Sonny Bill Williams, Conrad Smith
Conrad Smith and Sonny Bill Williams embrace after New Zealand's Rugby World Cup semifinal win over South Africa. Getty Images

New Zealand will start as favorites to beat Australia in Saturday’s 2015 Rugby World Cup final at London’s Twickenham Stadium, and with plenty of justification. For six years they have sat atop the World Rugby rankings, with a squad many have dubbed the most talented in the sport’s history. Now they are just one victory away from becoming the first team in history to retain the World Cup.

It was their victory in 2011 that proved the defining moment for this generation of All Blacks. Despite more often than not being regarded as the most talented team, ever since winning the first ever World Cup in 1987, New Zealand had built a significant resume of failing to deliver on that ability when it truly mattered. In 2007 came the biggest shock of all, when an upset by an unheralded France team in the quarterfinals.

But four years later, with all the pressure that comes from attempting to deliver the trophy on home soil, and against their former tormentors France to boot, New Zealand held on under pressure to win 8-7 in the final.

That, though, was not the end of the All Blacks’ journey. It has generally been the case that winning the Rugby World Cup represents a team’s peak, preceding a downward slide and a need for regeneration. Indeed, New Zealand are just the second team to have made it back to the final as holders, and the first country to do it, England, were barely clinging onto former glories when doing so in 2007.

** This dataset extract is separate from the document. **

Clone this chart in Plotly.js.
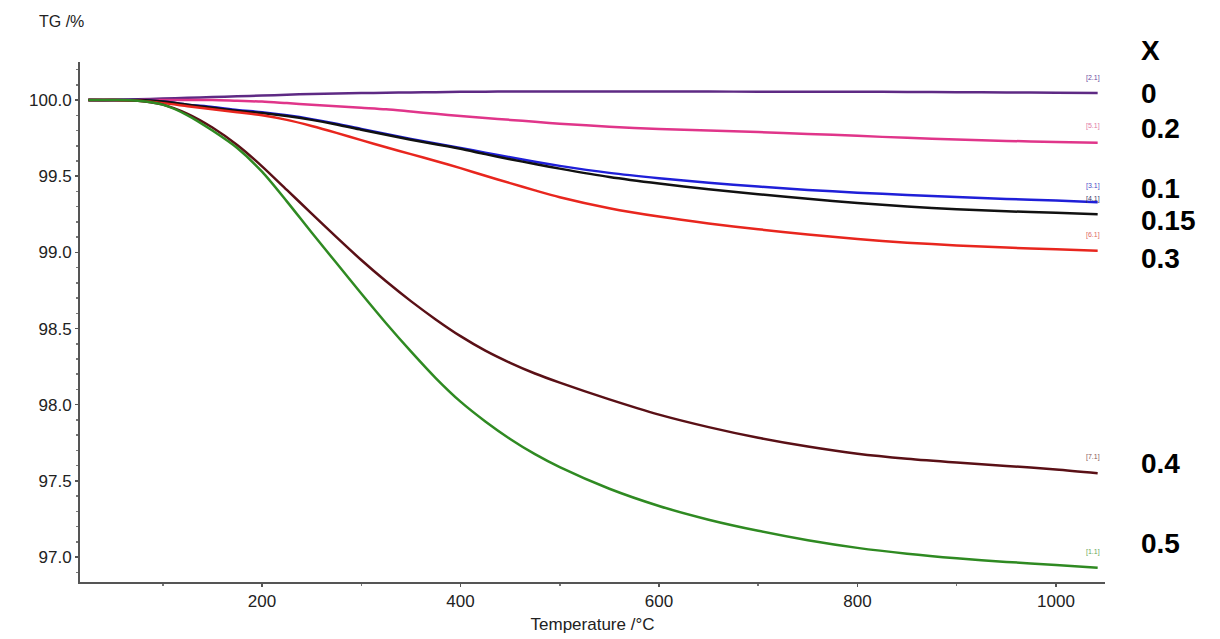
<!DOCTYPE html>
<html>
<head>
<meta charset="utf-8">
<script src="https://cdn.plot.ly/plotly-3.0.1.min.js"></script>
<style>html,body{margin:0;padding:0;background:#fff;}#chart{width:1220px;height:639px;}</style>
</head>
<body>
<div id="chart"></div>
<script>
const temperature = [25, 50, 75, 100, 125, 150, 175, 200, 225, 250, 275, 300, 325, 350, 375, 400, 425, 450, 475, 500, 550, 600, 650, 700, 750, 800, 850, 900, 950, 1000, 1042];

const tg_x0    = [100.0, 100.0, 100.005, 100.01, 100.015, 100.02, 100.025, 100.03, 100.035, 100.04, 100.043, 100.046, 100.048, 100.05, 100.052, 100.054, 100.055, 100.056, 100.056, 100.056, 100.056, 100.056, 100.056, 100.055, 100.055, 100.055, 100.053, 100.052, 100.05, 100.048, 100.047];
const tg_x02   = [100.0, 100.0, 100.0, 100.0, 100.0, 100.0, 99.995, 99.99, 99.98, 99.97, 99.96, 99.95, 99.94, 99.925, 99.91, 99.895, 99.882, 99.87, 99.857, 99.845, 99.825, 99.81, 99.80, 99.79, 99.778, 99.765, 99.752, 99.741, 99.732, 99.725, 99.72];
const tg_x01   = [100.0, 100.0, 100.0, 99.99, 99.97, 99.955, 99.935, 99.92, 99.90, 99.875, 99.845, 99.81, 99.777, 99.745, 99.715, 99.685, 99.655, 99.625, 99.595, 99.568, 99.522, 99.487, 99.457, 99.432, 99.41, 99.392, 99.377, 99.363, 99.351, 99.34, 99.33];
const tg_x015  = [100.0, 100.0, 100.0, 99.99, 99.97, 99.95, 99.93, 99.915, 99.895, 99.87, 99.84, 99.805, 99.772, 99.74, 99.71, 99.68, 99.645, 99.612, 99.58, 99.55, 99.495, 99.452, 99.415, 99.382, 99.352, 99.325, 99.302, 99.283, 99.27, 99.26, 99.25];
const tg_x03   = [100.0, 100.0, 99.995, 99.98, 99.96, 99.94, 99.92, 99.90, 99.87, 99.83, 99.785, 99.737, 99.69, 99.645, 99.6, 99.553, 99.503, 99.455, 99.407, 99.362, 99.29, 99.235, 99.19, 99.152, 99.118, 99.088, 99.064, 99.046, 99.032, 99.02, 99.01];
const tg_x04   = [100.0, 100.0, 99.995, 99.97, 99.91, 99.82, 99.705, 99.565, 99.41, 99.255, 99.1, 98.95, 98.81, 98.68, 98.56, 98.45, 98.355, 98.275, 98.205, 98.145, 98.035, 97.935, 97.853, 97.783, 97.725, 97.678, 97.645, 97.62, 97.598, 97.575, 97.55];
const tg_x05   = [100.0, 100.0, 99.995, 99.97, 99.90, 99.80, 99.685, 99.53, 99.335, 99.13, 98.93, 98.73, 98.535, 98.35, 98.175, 98.02, 97.89, 97.775, 97.675, 97.59, 97.448, 97.335, 97.245, 97.172, 97.11, 97.06, 97.022, 96.992, 96.968, 96.948, 96.93];

const seriesNames  = ["0", "0.2", "0.1", "0.15", "0.3", "0.4", "0.5"];
const seriesTags   = ["[2.1]", "[5.1]", "[3.1]", "[4.1]", "[6.1]", "[7.1]", "[1.1]"];
const seriesData   = [tg_x0, tg_x02, tg_x01, tg_x015, tg_x03, tg_x04, tg_x05];
const seriesColors = ["#5e2a84", "#e0358a", "#1f1fd8", "#111111", "#e8261e", "#5a1016", "#2f8a22"];
const tagColors    = ["#6a4ba0", "#e27aa6", "#4a4ac8", "#3a3a6a", "#e06a66", "#8a5a5a", "#6aa85a"];
// side labels (X values) and instrument tags
const labelTexts = ["X", "0", "0.2", "0.1", "0.15", "0.3", "0.4", "0.5"];
const labelPy    = [50, 93, 128, 188, 220, 258, 463, 543];
const tagPy      = [78, 126, 186, 199, 235, 457, 552];

const L = 80, R = 1105, T = 62, B = 582;
const W = 1220, H = 639;

const traces = seriesData.map((d, i) => ({
  x: temperature, y: d, type: "scatter", mode: "lines",
  name: seriesNames[i],
  line: {color: seriesColors[i], width: 2.5, shape: "spline", smoothing: 0.8},
  hoverinfo: "x+y+name"
}));

const annotations = [];
labelTexts.forEach((t, i) => {
  annotations.push({
    xref: "paper", yref: "paper",
    x: (1139 - L) / (R - L), y: (B - labelPy[i]) / (B - T),
    xanchor: "left", yanchor: "middle", showarrow: false,
    text: "<b>" + t + "</b>",
    font: {family: "Liberation Sans, Arial, sans-serif", size: 28, color: "#000"}
  });
});
seriesTags.forEach((t, i) => {
  annotations.push({
    xref: "paper", yref: "paper",
    x: (1093 - L) / (R - L), y: (B - tagPy[i]) / (B - T),
    xanchor: "center", yanchor: "middle", showarrow: false,
    text: t,
    font: {family: "Liberation Sans, Arial, sans-serif", size: 7, color: tagColors[i]}
  });
});
annotations.push({
  xref: "paper", yref: "paper", x: (61 - L) / (R - L), y: (B - 21) / (B - T),
  xanchor: "center", yanchor: "middle", showarrow: false,
  text: "TG /%",
  font: {family: "Liberation Sans, Arial, sans-serif", size: 16, color: "#222"}
});

const layout = {
  width: W, height: H,
  margin: {l: L, r: W - R, t: T, b: H - B, pad: 0},
  paper_bgcolor: "#fff", plot_bgcolor: "#fff",
  showlegend: false,
  font: {family: "Liberation Sans, Arial, sans-serif", size: 17, color: "#222"},
  xaxis: {
    range: [16.6, 1049.4], dtick: 200, tick0: 0,
    showgrid: false, zeroline: false,
    showline: true, linecolor: "#555", linewidth: 2,
    ticks: "outside", ticklen: 3, tickcolor: "#555", tickwidth: 1.5,
    minor: {dtick: 100, ticks: "outside", ticklen: 2, tickcolor: "#777"},
    tickfont: {size: 17, color: "#222"},
    title: {text: "Temperature /°C", font: {size: 17, color: "#222"}, standoff: 8}
  },
  yaxis: {
    range: [96.836, 100.25], dtick: 0.5, tick0: 97, tickformat: ".1f",
    showgrid: false, zeroline: false,
    showline: true, linecolor: "#555", linewidth: 2,
    ticks: "outside", ticklen: 3, tickcolor: "#555", tickwidth: 1.5,
    minor: {dtick: 0.1, ticks: "outside", ticklen: 2, tickcolor: "#777"},
    tickfont: {size: 17, color: "#222"}
  },
  annotations: annotations
};

Plotly.newPlot("chart", traces, layout, {displayModeBar: false, staticPlot: true});
</script>
</body>
</html>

New Zealand have bucked the trend by going from strength to strength. In 53 Tests since beating France in Auckland, the All Blacks have lost on just three occasions. Crucially, they have shed any perceived “chokers” tag in 2015. In this World Cup they were confronted with France again in the quarterfinals, but blew them away, 62-13. Then came a very different test of their credentials against a country, in South Africa, that have often been their bogey side.

New Zealand duly struggled to produce their sparkling brand of rugby, even trailing by five points and with a man in the sin bin at halftime. Yet they found another way to win, grinding out a nail-biting 20-18 win off the back of Dan Carter’s kicking. In back-to-back matches, New Zealand showed that they are capable of both blowing opponents away through brilliance from the likes of Julian Savea, who has already equaled the record of eight tries in a World Cup, as well as defending stoically and playing pragmatically. And at the center of it all is captain Richie McCaw, who will be playing his last ever match for New Zealand in the final.

The game will also be the last hurrah for Carter, the record points scorer in the history of international rugby, and Kevin Mealamu. All will be desperate to ensure the final act of their remarkable All Blacks careers are not ones that bring years of subsequent regret.

Their nervy semifinal win should help in that regard, making New Zealand battle hardened and removing any sense of complacency. Yet, crucially they should be fresher, too. The duel with South Africa was the only severe test they have faced since an opening win over Argentina. Australia, meanwhile, have been involved in punishing duels in each of their last four matches, against Argentina, Scotland, Wales and England. And the Wallabies unsurprisingly have key fitness concerns. The reasons are plentiful to believe that this is New Zealand’s time to make rugby history.